I could go on and on about all that I am learning but this is just a snippet. If you would like to talk, I am here to listen and speak truth over your life. I am currently working through this process of healing and would be more than happy to come up alongside you or help you take those first steps. You might have questions as well like “what if my hurts and pains are from after I came to know Christ?” or “I still do not understand how God could allow such horrible things in my life, how could any good come from this?” And if these are your questions, leave a comment below! I have lots to say about those topics as well! If you want to ask me questions, feel free and I can write posts that cater to what you all want to be reading.
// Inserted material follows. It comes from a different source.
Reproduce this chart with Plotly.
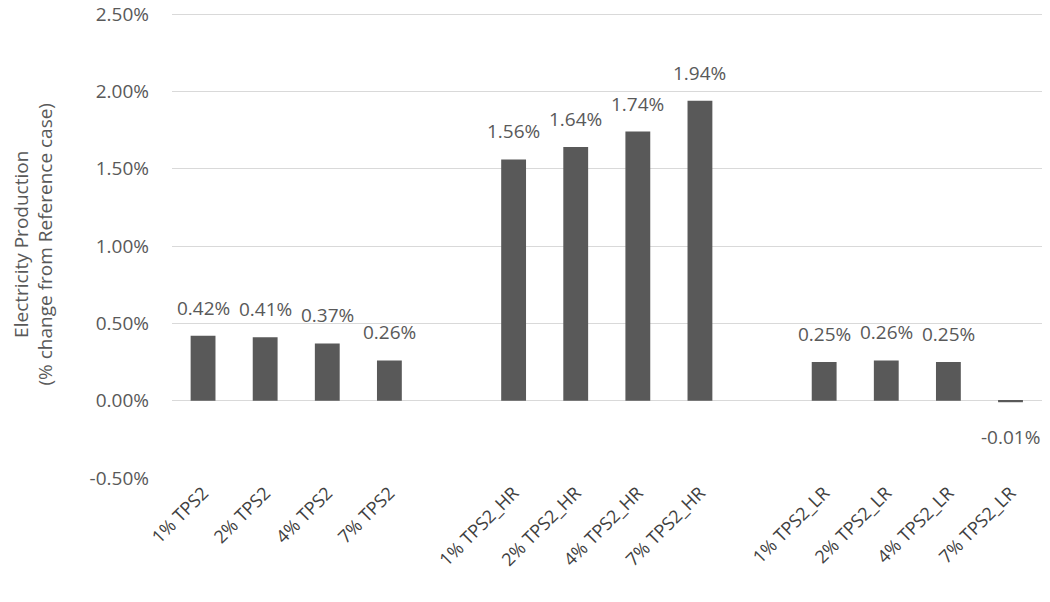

I want to end with this. “For I am convinced, that neither death nor life, neither angels nor demons, neither the present nor the future, nor any powers, neither height nor depth, nor anything else in all creation, will be able to separate us from the love of God that is in Christ Jesus our Lord.” Absolutely nothing can! Not your hurts, or pains from the past, not the guilt or regrets you hold, not the fear or the anger. God’s love is always there for us. Sink yourself in that truth today my friends.